> Directions:
Pull out every line from the listing that has the word "this".

Source code of charts
......
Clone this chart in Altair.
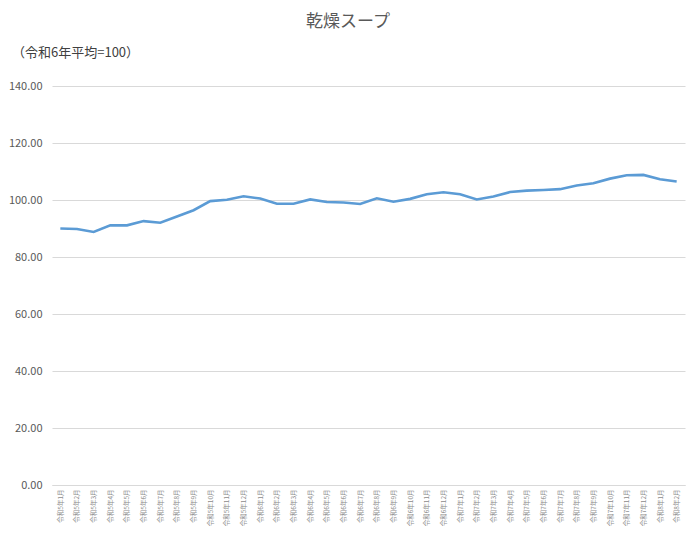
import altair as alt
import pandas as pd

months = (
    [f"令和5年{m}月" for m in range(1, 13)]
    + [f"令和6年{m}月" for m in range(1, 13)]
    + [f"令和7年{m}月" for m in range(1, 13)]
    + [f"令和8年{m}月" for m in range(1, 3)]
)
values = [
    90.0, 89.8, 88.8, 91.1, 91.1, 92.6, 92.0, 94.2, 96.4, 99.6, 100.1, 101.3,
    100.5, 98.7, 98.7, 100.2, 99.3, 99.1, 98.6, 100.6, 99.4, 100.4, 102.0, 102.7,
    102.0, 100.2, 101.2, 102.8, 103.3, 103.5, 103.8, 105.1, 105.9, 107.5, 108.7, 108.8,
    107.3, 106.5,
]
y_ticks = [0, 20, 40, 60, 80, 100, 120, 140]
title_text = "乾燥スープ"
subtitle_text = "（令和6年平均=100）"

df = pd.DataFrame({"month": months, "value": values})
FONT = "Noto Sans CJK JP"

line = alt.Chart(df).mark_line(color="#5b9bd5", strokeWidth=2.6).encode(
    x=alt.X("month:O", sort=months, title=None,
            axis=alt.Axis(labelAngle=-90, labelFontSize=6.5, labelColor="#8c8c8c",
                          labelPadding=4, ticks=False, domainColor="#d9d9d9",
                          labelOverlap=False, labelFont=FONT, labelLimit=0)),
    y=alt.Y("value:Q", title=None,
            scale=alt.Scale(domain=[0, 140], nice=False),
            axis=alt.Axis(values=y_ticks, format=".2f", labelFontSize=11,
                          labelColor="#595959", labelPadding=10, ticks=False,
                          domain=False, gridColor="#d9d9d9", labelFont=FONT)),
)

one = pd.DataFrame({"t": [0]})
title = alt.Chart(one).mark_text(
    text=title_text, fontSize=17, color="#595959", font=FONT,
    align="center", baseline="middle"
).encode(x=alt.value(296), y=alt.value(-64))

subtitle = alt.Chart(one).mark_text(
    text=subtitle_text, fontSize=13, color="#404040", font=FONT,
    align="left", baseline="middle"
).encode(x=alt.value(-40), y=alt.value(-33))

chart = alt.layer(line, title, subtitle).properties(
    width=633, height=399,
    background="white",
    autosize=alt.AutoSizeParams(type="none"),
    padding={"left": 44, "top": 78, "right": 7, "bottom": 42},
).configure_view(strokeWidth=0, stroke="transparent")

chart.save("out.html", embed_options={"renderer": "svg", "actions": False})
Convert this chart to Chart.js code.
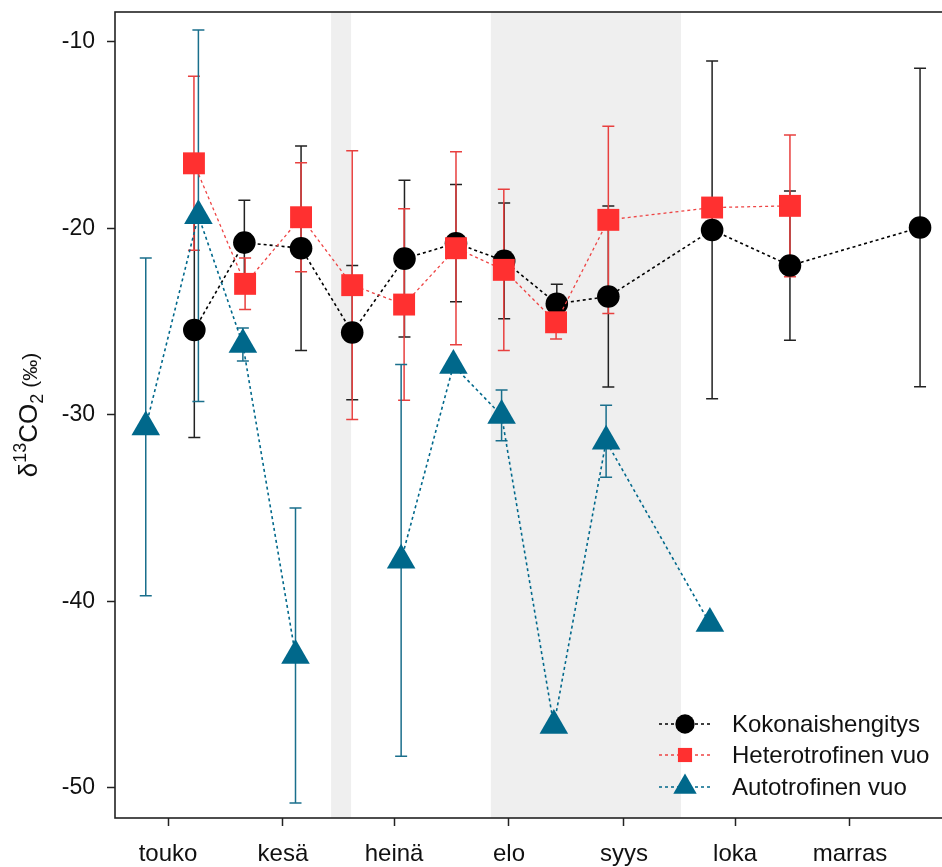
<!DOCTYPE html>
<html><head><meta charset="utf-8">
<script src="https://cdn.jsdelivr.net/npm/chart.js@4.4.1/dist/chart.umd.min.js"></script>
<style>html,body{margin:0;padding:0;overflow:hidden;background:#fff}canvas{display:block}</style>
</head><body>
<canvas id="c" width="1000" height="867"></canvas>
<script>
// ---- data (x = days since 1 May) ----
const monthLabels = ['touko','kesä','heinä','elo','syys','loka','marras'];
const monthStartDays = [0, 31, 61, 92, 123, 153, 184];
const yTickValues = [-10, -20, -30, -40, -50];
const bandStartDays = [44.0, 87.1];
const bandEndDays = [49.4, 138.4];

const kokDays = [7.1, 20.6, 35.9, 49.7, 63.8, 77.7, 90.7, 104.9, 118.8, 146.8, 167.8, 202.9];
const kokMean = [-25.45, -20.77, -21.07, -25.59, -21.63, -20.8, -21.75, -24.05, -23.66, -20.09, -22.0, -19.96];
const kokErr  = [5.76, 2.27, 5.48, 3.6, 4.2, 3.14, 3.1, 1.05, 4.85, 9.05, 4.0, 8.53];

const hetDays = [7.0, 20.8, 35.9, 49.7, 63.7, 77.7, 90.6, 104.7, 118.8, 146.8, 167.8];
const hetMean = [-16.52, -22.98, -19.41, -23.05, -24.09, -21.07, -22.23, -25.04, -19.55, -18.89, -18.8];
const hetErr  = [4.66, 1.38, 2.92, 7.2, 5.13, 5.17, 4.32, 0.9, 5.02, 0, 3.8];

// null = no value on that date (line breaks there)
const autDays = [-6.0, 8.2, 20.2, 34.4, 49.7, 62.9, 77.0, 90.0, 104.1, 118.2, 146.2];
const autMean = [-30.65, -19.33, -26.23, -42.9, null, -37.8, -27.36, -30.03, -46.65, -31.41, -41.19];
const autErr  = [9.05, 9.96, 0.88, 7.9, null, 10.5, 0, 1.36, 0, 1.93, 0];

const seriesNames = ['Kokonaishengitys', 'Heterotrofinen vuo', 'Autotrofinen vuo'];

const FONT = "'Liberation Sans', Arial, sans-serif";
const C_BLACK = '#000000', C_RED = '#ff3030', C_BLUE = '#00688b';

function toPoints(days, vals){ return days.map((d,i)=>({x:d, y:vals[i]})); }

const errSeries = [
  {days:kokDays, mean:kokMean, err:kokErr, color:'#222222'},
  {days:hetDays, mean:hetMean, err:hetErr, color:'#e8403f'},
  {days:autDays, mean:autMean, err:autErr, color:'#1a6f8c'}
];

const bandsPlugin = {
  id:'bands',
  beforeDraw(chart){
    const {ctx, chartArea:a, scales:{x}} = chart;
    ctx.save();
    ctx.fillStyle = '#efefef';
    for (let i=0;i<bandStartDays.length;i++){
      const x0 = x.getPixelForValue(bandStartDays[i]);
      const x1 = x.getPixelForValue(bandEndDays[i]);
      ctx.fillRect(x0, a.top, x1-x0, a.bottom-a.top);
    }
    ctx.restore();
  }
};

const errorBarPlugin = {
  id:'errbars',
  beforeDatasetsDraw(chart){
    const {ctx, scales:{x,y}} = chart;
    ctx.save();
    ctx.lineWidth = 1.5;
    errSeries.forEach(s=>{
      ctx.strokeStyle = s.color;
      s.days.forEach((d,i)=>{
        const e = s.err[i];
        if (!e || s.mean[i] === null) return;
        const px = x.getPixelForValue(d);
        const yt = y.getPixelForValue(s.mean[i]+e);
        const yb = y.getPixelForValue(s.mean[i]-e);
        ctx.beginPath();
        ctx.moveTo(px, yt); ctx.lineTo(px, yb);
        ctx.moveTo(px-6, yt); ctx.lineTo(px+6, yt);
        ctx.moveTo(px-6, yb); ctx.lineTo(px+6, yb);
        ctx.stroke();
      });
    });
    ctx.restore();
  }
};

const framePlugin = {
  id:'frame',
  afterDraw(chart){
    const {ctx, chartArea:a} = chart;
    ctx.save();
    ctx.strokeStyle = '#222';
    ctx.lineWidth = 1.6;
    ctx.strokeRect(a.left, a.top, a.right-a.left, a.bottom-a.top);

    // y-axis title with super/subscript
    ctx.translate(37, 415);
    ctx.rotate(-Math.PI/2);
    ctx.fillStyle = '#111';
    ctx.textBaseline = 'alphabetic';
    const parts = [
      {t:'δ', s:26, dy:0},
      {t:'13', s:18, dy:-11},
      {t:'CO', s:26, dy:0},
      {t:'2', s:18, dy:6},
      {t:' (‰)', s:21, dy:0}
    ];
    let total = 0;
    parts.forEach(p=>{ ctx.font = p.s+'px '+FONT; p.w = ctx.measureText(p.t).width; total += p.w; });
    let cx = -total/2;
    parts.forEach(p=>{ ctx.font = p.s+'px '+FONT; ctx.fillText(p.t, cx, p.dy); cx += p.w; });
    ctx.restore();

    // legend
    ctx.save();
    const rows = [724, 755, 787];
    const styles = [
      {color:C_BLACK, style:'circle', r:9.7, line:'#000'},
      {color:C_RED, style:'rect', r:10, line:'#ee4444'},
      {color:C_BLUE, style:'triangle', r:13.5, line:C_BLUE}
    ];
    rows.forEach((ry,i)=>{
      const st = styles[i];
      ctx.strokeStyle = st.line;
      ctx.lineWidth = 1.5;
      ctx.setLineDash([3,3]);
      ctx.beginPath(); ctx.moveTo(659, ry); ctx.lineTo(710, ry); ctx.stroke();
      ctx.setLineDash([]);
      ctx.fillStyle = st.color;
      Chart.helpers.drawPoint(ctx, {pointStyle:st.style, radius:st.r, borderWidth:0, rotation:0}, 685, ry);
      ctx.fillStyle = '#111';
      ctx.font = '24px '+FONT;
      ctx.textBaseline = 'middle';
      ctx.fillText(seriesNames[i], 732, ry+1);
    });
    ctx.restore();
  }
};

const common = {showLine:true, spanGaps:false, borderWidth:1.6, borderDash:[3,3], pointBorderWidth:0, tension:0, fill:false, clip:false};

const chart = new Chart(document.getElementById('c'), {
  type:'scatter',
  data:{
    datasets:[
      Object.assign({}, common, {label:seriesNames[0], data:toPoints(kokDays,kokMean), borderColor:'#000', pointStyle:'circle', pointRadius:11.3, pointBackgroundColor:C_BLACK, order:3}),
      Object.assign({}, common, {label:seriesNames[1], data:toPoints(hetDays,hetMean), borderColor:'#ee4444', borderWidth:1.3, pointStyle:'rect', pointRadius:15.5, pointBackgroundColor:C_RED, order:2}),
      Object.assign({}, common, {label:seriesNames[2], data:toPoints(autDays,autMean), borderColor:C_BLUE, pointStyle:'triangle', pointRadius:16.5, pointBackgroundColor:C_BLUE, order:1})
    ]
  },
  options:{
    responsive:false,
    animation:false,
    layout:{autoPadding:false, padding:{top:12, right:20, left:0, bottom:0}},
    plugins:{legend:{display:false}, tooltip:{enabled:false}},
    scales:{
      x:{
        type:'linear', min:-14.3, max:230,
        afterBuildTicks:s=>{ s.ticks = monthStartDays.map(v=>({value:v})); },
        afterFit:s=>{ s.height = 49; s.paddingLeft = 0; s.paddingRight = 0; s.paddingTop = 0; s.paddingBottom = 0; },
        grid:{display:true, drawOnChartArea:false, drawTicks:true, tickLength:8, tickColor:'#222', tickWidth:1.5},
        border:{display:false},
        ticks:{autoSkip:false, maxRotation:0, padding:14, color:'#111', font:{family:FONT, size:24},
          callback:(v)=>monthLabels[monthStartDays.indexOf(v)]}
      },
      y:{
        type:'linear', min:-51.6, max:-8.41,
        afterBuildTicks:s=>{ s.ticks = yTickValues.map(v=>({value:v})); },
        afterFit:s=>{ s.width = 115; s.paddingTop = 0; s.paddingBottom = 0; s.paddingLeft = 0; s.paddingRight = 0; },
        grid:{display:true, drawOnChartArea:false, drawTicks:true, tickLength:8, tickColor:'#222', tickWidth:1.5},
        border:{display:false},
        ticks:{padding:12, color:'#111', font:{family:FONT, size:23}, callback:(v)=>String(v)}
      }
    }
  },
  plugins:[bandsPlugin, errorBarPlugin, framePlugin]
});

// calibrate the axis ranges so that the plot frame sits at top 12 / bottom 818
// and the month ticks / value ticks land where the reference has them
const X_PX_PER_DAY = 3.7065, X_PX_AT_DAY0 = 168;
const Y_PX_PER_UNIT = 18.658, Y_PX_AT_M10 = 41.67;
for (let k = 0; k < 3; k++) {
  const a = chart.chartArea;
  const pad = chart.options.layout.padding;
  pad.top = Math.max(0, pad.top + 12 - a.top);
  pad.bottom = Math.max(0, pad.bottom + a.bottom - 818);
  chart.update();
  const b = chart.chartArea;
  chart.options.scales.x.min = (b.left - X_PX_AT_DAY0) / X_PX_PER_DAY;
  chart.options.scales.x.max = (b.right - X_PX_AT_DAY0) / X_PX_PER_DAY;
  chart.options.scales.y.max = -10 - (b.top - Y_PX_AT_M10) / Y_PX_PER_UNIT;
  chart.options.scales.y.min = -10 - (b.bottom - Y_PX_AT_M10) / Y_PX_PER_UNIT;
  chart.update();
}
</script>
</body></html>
......
> Response:
Clone this chart in Altair.
Convert this chart to Chart.js code.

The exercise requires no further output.